Kitap okumak hayal etme eylemini gerektirir. Günümüzde televizyon ve internetin ele geçirdiği zihinlerimizle kitap okumak iyice zor hale geldi. İşte tam bu noktada Pronto Tour’un başlattığı ‘Yazarlarla Kitap Turu’ kapsamında Gülşah Elikbank’ın gizemli kitabı ‘Yalancılar ve Sevgililer’le Transilvanya’ya doğru Drakula’nın izine düşüyoruz.
Her ne kadar bize hayal ürünü gibi gelse de tarihin en eli kanlı ismi Kont Drakula diğer adıyla Kazıklı Voyvoda bir masal kahramanı değil, gerçek. ‘Ormanların ötesindeki yer’ anlamına gelen Drakula’nın memleketi Transilvanya, bugünün Romanya’sının kuzey batısında bulunuyor. İstanbul’dan bir saatlik kısa bir uçuşla önce Bükreş’e geliyoruz. Daha sonra birbirinden büyük ağaçların olduğu ormanı yaran yollardan geçiyoruz. Güney Karpatlar’la çevirili Transilvanya’ya varmak için ilk durağımız Braşov. Transilvanya bölgesi Bükreş’e göre oldukça yeşil bir doğaya sahip. Bol oksijenli, insanı kurduğu sabah alarmından önce uyandıran türden. Tabii Transilvanya’da ilk göze çarpan yemyeşil bir doğanın arasından parıldayan mücevher gibi şatoları oluyor.

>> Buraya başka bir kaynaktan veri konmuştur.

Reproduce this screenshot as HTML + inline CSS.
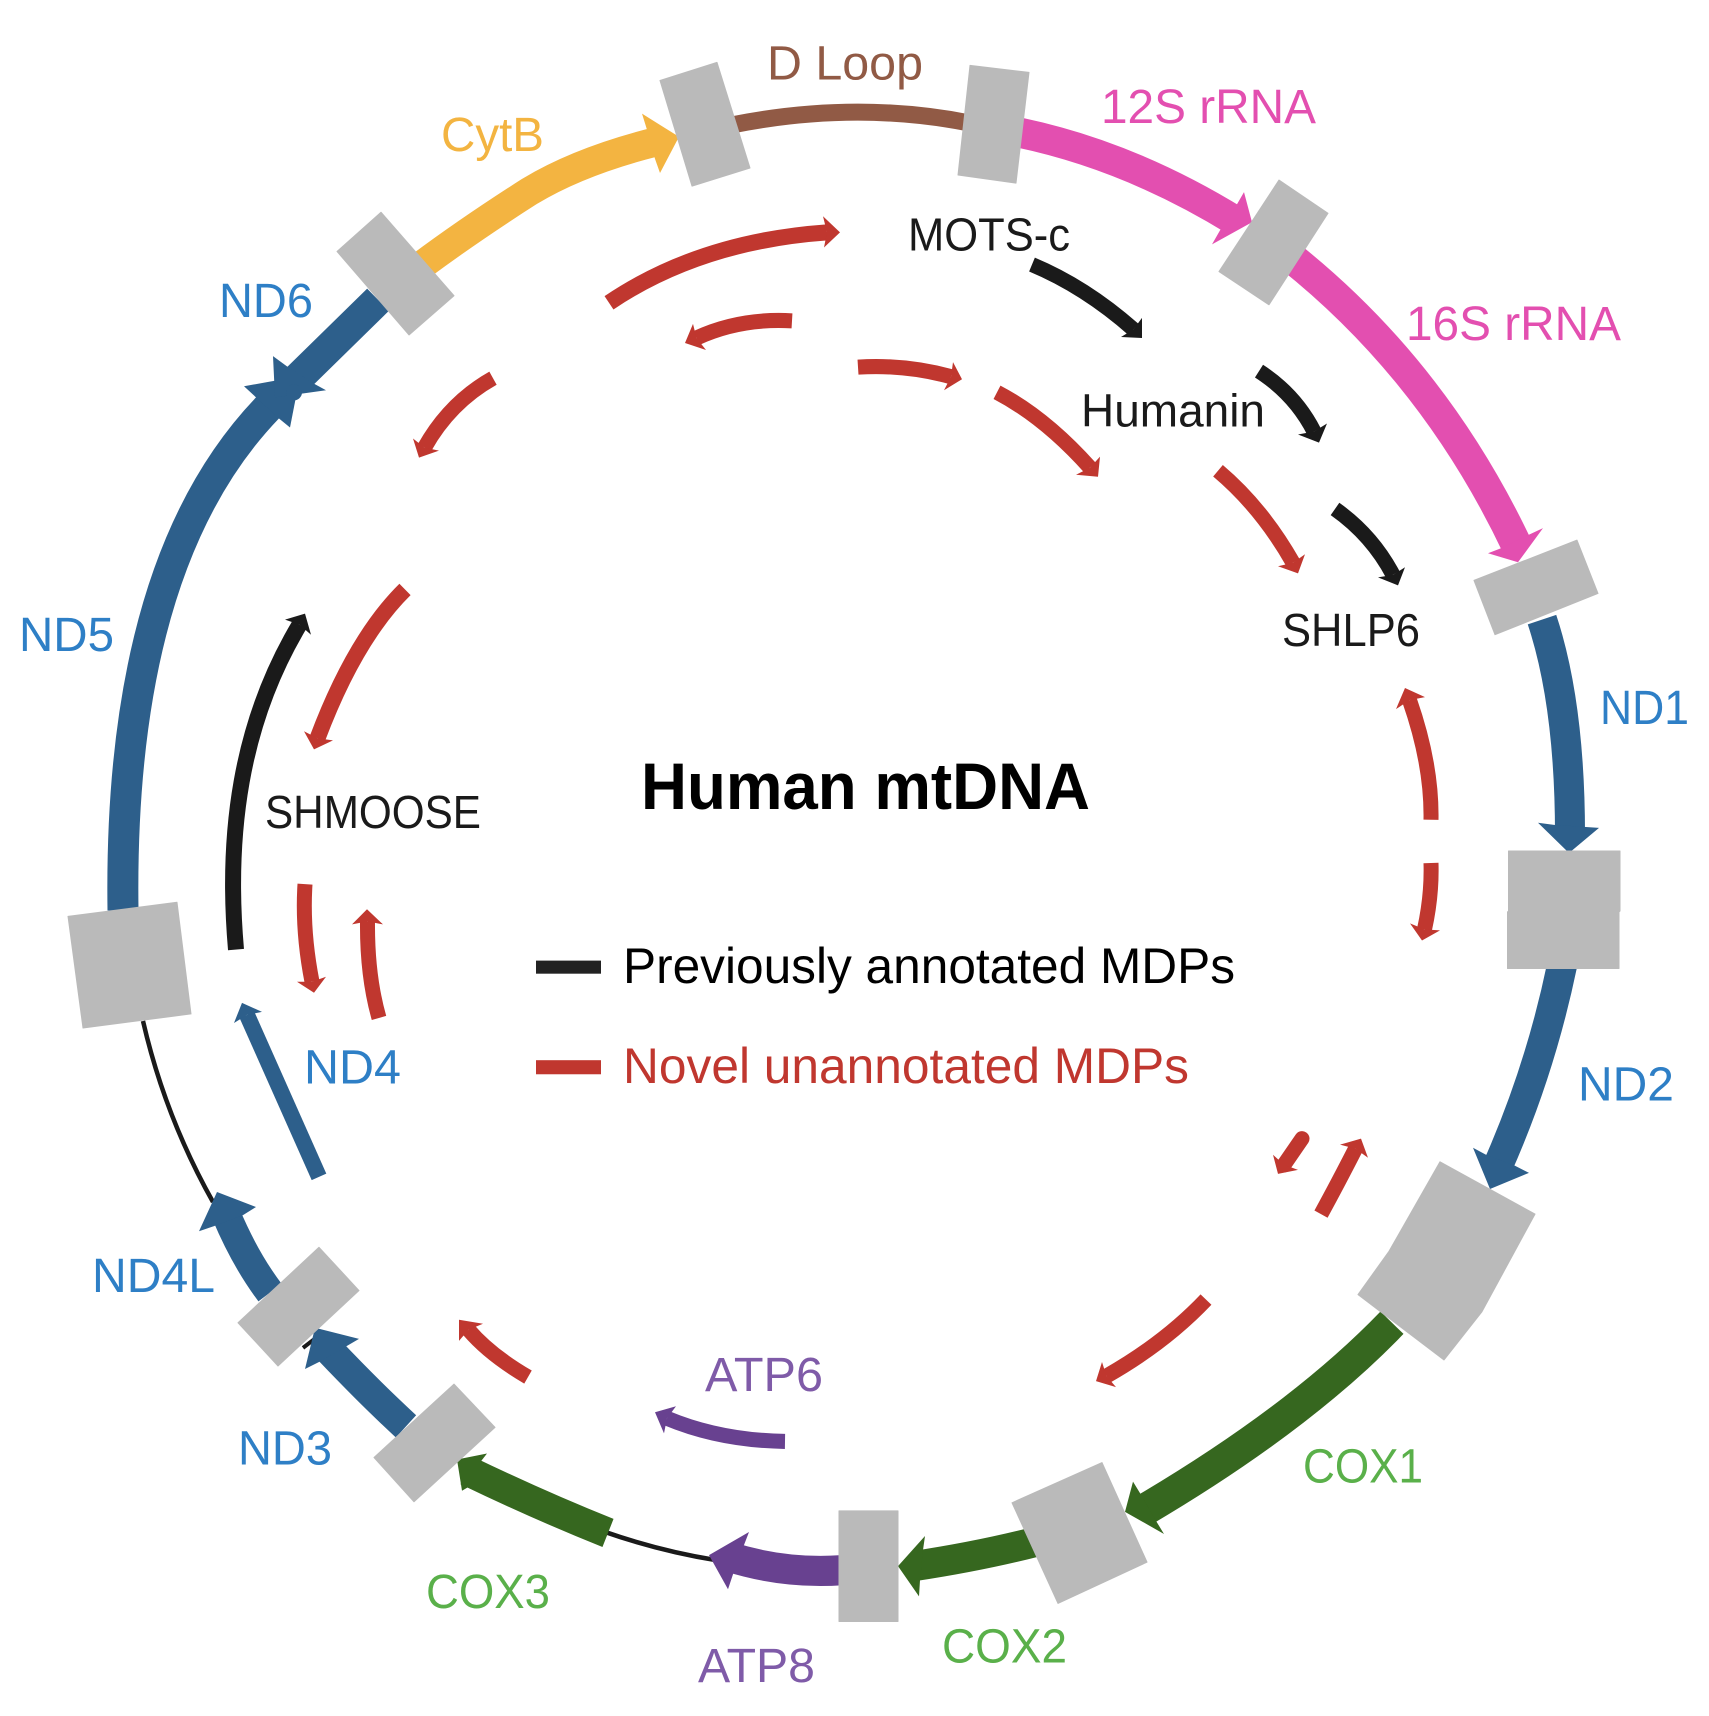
<!DOCTYPE html>
<html><head><meta charset="utf-8"><style>
html,body{margin:0;padding:0;background:#fff}
svg{display:block}
text{font-family:"Liberation Sans",Arial,sans-serif;font-size:48.5px}
.g{fill:#bababa;stroke:#bababa;stroke-width:1;stroke-linejoin:round}
path{fill:none}
.r path{stroke:#c0372f;stroke-width:15}.r polygon{fill:#c0372f}
.k path{stroke:#1a1a1a;stroke-width:15}.k polygon{fill:#1a1a1a}
</style></head><body>
<svg width="1709" height="1716" viewBox="0 0 1709 1716" xmlns="http://www.w3.org/2000/svg">
<rect width="1709" height="1716" fill="#fff"/>
<!-- lower ring -->
<g transform="matrix(1 0 0 1.00587 0 -5.025)">
<path d="M143,1020 Q165,1115 213,1200" stroke="#1a1a1a" stroke-width="4.5"/>
<path d="M716,1556 Q660,1547 605,1528" stroke="#1a1a1a" stroke-width="4.5"/>
<path d="M303,1345 L316,1335" stroke="#1a1a1a" stroke-width="4"/>
<path d="M1562,965 Q1540,1070 1497,1166" stroke="#2d5f8b" stroke-width="30"/>
<polygon points="1490,1187 1473,1146 1486,1153 1515,1164 1529,1171" fill="#2d5f8b"/>
<path d="M1392,1320 Q1300,1415 1143,1507" stroke="#36671f" stroke-width="32"/>
<polygon points="1125,1508 1133,1478 1141,1491 1156,1517 1164,1530" fill="#36671f"/>
<path d="M1035,1538 Q980,1552 914,1562" stroke="#36671f" stroke-width="30"/>
<polygon points="898,1562 925,1532 923,1546 920,1576 919,1592" fill="#36671f"/>
<path d="M842,1566 Q785,1570 730,1553" stroke="#684190" stroke-width="30"/>
<polygon points="709,1551 749,1528 744,1541 733,1570 728,1585" fill="#684190"/>
<path d="M608,1529 Q540,1502 467,1467" stroke="#36671f" stroke-width="30"/>
<polygon points="457,1456 487,1450 480,1459 469,1483 462,1487" fill="#36671f"/>
<path d="M406,1423 Q370,1390 328,1346" stroke="#2d5f8b" stroke-width="30"/>
<polygon points="315,1325 359,1336 347,1343 319,1359 305,1366" fill="#2d5f8b"/>
<path d="M270,1290 Q245,1257 226,1212" stroke="#2d5f8b" stroke-width="29"/>
<polygon points="217,1190 256,1205 243,1213 214,1224 199,1229" fill="#2d5f8b"/>
</g>
<!-- upper ring -->
<g transform="matrix(1 0 0 1.00587 0 0)">
<path d="M733,124 Q855,100 968,122" stroke="#915a45" stroke-width="17"/>
<path d="M420,265 Q470,228 530,190 Q580,160 656,141" stroke="#f3b441" stroke-width="29"/>
<polygon points="679,136 642,113 647,129 655,158 660,172" fill="#f3b441"/>
<path d="M1020,132 Q1130,155 1236,220" stroke="#e34fb0" stroke-width="30"/>
<polygon points="1252,221 1244,191 1237,203 1220,229 1212,243" fill="#e34fb0"/>
<path d="M1290,255 Q1435,370 1518,545" stroke="#e34fb0" stroke-width="31"/>
<polygon points="1518,559 1543,525 1528,532 1501,545 1488,550" fill="#e34fb0"/>
<path d="M1542,616 Q1570,700 1570,830" stroke="#2d5f8b" stroke-width="30"/>
<polygon points="1569,848 1538,818 1554,820 1584,822 1599,823" fill="#2d5f8b"/>
<path d="M123,905 Q118,560 268,405" stroke="#2d5f8b" stroke-width="31"/>
<polygon points="300,374 244,384 256,395 279,416 290,425" fill="#2d5f8b"/>
<path d="M378,298 L298,376" stroke="#2d5f8b" stroke-width="31"/>
<polygon points="275,395 273,354 288,365 315,382 326,388" fill="#2d5f8b"/>
<circle cx="294" cy="390" r="8" fill="#2d5f8b"/>
</g>
<!-- gray boxes -->
<g transform="matrix(1 0 0 1.00587 0 0)">
<polygon class="g" points="660,80 717,62 750,167 692,185"/>
<polygon class="g" points="337,250 381,211 454,294 409,333"/>
<polygon class="g" points="970,65 1029,72 1016,182 958,174"/>
<polygon class="g" points="1279,179 1328,212 1269,303 1219,270"/>
<polygon class="g" points="1474,577 1577,537 1598,590 1495,631"/>
</g>
<polygon class="g" points="1508.5,851 1620,851 1620,911 1619,912 1619,968.5 1507.5,968.5 1507.5,912 1508.5,911"/>
<g transform="matrix(1 0 0 1.00587 0 -5.025)">
<polygon class="g" points="1440,1160 1535,1212 1482,1309 1444,1357 1358,1292 1389,1249"/>
<polygon class="g" points="1012,1499 1102,1459 1147,1558 1058,1599"/>
<polygon class="g" points="839,1507 898,1507 898,1617 839,1617"/>
<polygon class="g" points="374,1454 454,1381 495,1424 414,1498"/>
<polygon class="g" points="238,1320 319,1245 359,1288 278,1363"/>
<polygon class="g" points="68,916 177,902 191,1013 83,1027"/>
</g>
<!-- arcs upper -->
<g transform="matrix(1 0 0 1.00587 0 0)">
<g class="r">
<path d="M609,301 Q700,240 827,231" style="stroke-width:16"/><polygon points="840,231 823,215 827,231 824,246"/>
<path d="M792,319 Q740,316 696.5,336"/><polygon points="685,341 693,322 696.5,336 706,348"/>
<path d="M493,376 Q450,400 424.5,445"/><polygon points="419,455 413,436 424.5,445 439,448"/>
<path d="M405,586 Q355,635 317.5,734" style="stroke-width:16"/><polygon points="314,745 304,727 317.5,734 333,736"/>
<path d="M858,365 Q905,362 951,374.5"/><polygon points="962,377 953,360 951,374.5 944,388"/>
<path d="M997,390 Q1045,415 1090,465"/><polygon points="1098,474 1100,454 1090,465 1076,472"/>
<path d="M1218,468 Q1262,505 1293,559.5"/><polygon points="1298,570 1305,551 1293,559.5 1278,563"/>
<path d="M1431,815 Q1432,760 1409.5,696"/><polygon points="1405,684 1396,705 1409.5,696 1425,693"/>
</g>
<g class="k">
<path d="M236,944 C226,830 240,720 299.5,621" style="stroke-width:16"/><polygon points="305,610 285,616 299.5,621 311,631"/>
<path d="M1032,263 Q1085,285 1133.5,327.5"/><polygon points="1142,336 1142,316 1133.5,327.5 1121,335"/>
<path d="M1259,369 Q1295,392 1314,429"/><polygon points="1319,440 1327,421 1314,429 1298,432"/>
<path d="M1335,506 Q1372,532 1393,571.5"/><polygon points="1398,582 1405,564 1393,571.5 1378,574"/>
</g>
</g>
<!-- arcs lower -->
<g transform="matrix(1 0 0 1.00587 0 -5.025)">
<g class="r">
<path d="M305,884 Q302,930 312,981"/><polygon points="314,992 297,981 312,981 326,976"/>
<path d="M379,1017 Q367,975 367.5,921"/><polygon points="367,909 352,924 367.5,921 383,924"/>
<path d="M528,1374 Q490,1352 468.5,1327"/><polygon points="459,1317 459,1338 468.5,1327 483,1321"/>
<path d="M1431,863 Q1432,895 1424.5,929"/><polygon points="1422,940 1410,923 1424.5,929 1440,930"/>
<path d="M1302,1137 L1284,1163" style="stroke-linecap:round"/><polygon points="1278,1172 1273,1153 1284,1163 1298,1168"/>
<path d="M1321,1212 Q1337,1183 1355.5,1147"/><polygon points="1361,1137 1340,1143 1355.5,1147 1368,1156"/>
<path d="M1206,1297 Q1165,1340 1106.5,1373"/><polygon points="1096,1378 1102,1359 1106.5,1373 1116,1384"/>
</g>
<path d="M319,1175 L247,1014" stroke="#2d5f8b" stroke-width="16"/><polygon points="242,1002 234,1022 247,1014 262,1011" fill="#2d5f8b"/>
<path d="M785,1438 Q720,1437 667,1415" stroke="#684190" stroke-width="15"/><polygon points="655,1409 676,1403 667,1415 664,1430" fill="#684190"/>
<rect x="536" y="960" width="65" height="13" fill="#222"/>
<rect x="536" y="1059" width="65" height="14" fill="#c0372f"/>
</g>
<!-- labels -->
<text x="441" y="151" textLength="103" lengthAdjust="spacingAndGlyphs" fill="#f3b441">CytB</text>
<text x="219" y="317" textLength="94" lengthAdjust="spacingAndGlyphs" fill="#2e7fc6">ND6</text>
<text x="19" y="651" textLength="95" lengthAdjust="spacingAndGlyphs" fill="#2e7fc6">ND5</text>
<text x="767" y="79.5" textLength="156" lengthAdjust="spacingAndGlyphs" fill="#915a45">D Loop</text>
<text x="1101" y="123" textLength="215" lengthAdjust="spacingAndGlyphs" fill="#e34fb0">12S rRNA</text>
<text x="1406" y="340" textLength="215" lengthAdjust="spacingAndGlyphs" fill="#e34fb0">16S rRNA</text>
<text x="1600" y="724" textLength="89" lengthAdjust="spacingAndGlyphs" fill="#2e7fc6">ND1</text>
<text x="1578" y="1100.5" textLength="96" lengthAdjust="spacingAndGlyphs" fill="#2e7fc6">ND2</text>
<text x="1303" y="1482.5" textLength="120" lengthAdjust="spacingAndGlyphs" fill="#5ab04a">COX1</text>
<text x="942" y="1662.5" textLength="125" lengthAdjust="spacingAndGlyphs" fill="#5ab04a">COX2</text>
<text x="426" y="1608" textLength="124" lengthAdjust="spacingAndGlyphs" fill="#5ab04a">COX3</text>
<text x="698" y="1682" textLength="117" lengthAdjust="spacingAndGlyphs" fill="#7f5ba8">ATP8</text>
<text x="705" y="1391" textLength="118" lengthAdjust="spacingAndGlyphs" fill="#7f5ba8">ATP6</text>
<text x="238" y="1464.5" textLength="94" lengthAdjust="spacingAndGlyphs" fill="#2e7fc6">ND3</text>
<text x="92" y="1292" textLength="123" lengthAdjust="spacingAndGlyphs" fill="#2e7fc6">ND4L</text>
<text x="304" y="1083.5" textLength="97" lengthAdjust="spacingAndGlyphs" fill="#2e7fc6">ND4</text>
<text x="265" y="828" textLength="216" lengthAdjust="spacingAndGlyphs" fill="#1a1a1a" style="font-size:46px">SHMOOSE</text>
<text x="908" y="250.5" textLength="162" lengthAdjust="spacingAndGlyphs" fill="#1a1a1a" style="font-size:46px">MOTS-c</text>
<text x="1081" y="426.5" textLength="184" lengthAdjust="spacingAndGlyphs" fill="#1a1a1a" style="font-size:46px">Humanin</text>
<text x="1282" y="646" textLength="138" lengthAdjust="spacingAndGlyphs" fill="#1a1a1a" style="font-size:46px">SHLP6</text>
<text x="641" y="809" textLength="449" lengthAdjust="spacingAndGlyphs" fill="#000" style="font-size:66px;font-weight:bold">Human mtDNA</text>
<text x="623" y="983" textLength="612" lengthAdjust="spacingAndGlyphs" fill="#000" style="font-size:50px">Previously annotated MDPs</text>
<text x="623" y="1083" textLength="566" lengthAdjust="spacingAndGlyphs" fill="#c0372f" style="font-size:50px">Novel unannotated MDPs</text>
</svg>
</body></html>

KORKU EDEBİYATININ KAHRAMANI
Kazıklı Voyvoda’nın elinden kurtulmayı başaran Alman keşişlerin anlattığı ‘Drakula Dehşet Öyküleri’ Drakula’yı ölmeden korku edebiyatının kahramanlarından biri haline getirir. Transilvanya’dan Kazıklı Voyvoda’nın kazığa geçirdiği kurbanlarını sofrada yemek yerken izlediği, akan kanlarını kadehlere doldurtup içtiği söylentileri yayılmaya başlamış. İşte kitaplara, filmlere ilham veren masalsı vampir hikayeleri de bu şekilde başlamış. 19. yüzyıl başlarında Balkan ülkelerine gelip folklor araştırmalar yapan yazar Bram Stoker, Dracula’yı asırlık uykusundan uyandırıp onu ünlü romanı ‘Dracula’yla korku edebiyatının en önemli karakteri haline getirmiştir. Holywood’un da devreye girmesiyle Kont Dracula birçok filme konu olmuştur. Kanlı tarihiyle anılan Vlad Tepeş yani Dracula bugün hala Romenler tarafından kahraman olarak görülmektedir. Gülşah Elikbank’ın ‘Yalancılar ve Sevgililer’ kitabında da dediği gibi “Her kahraman başka diyarın canavarı olabilir”.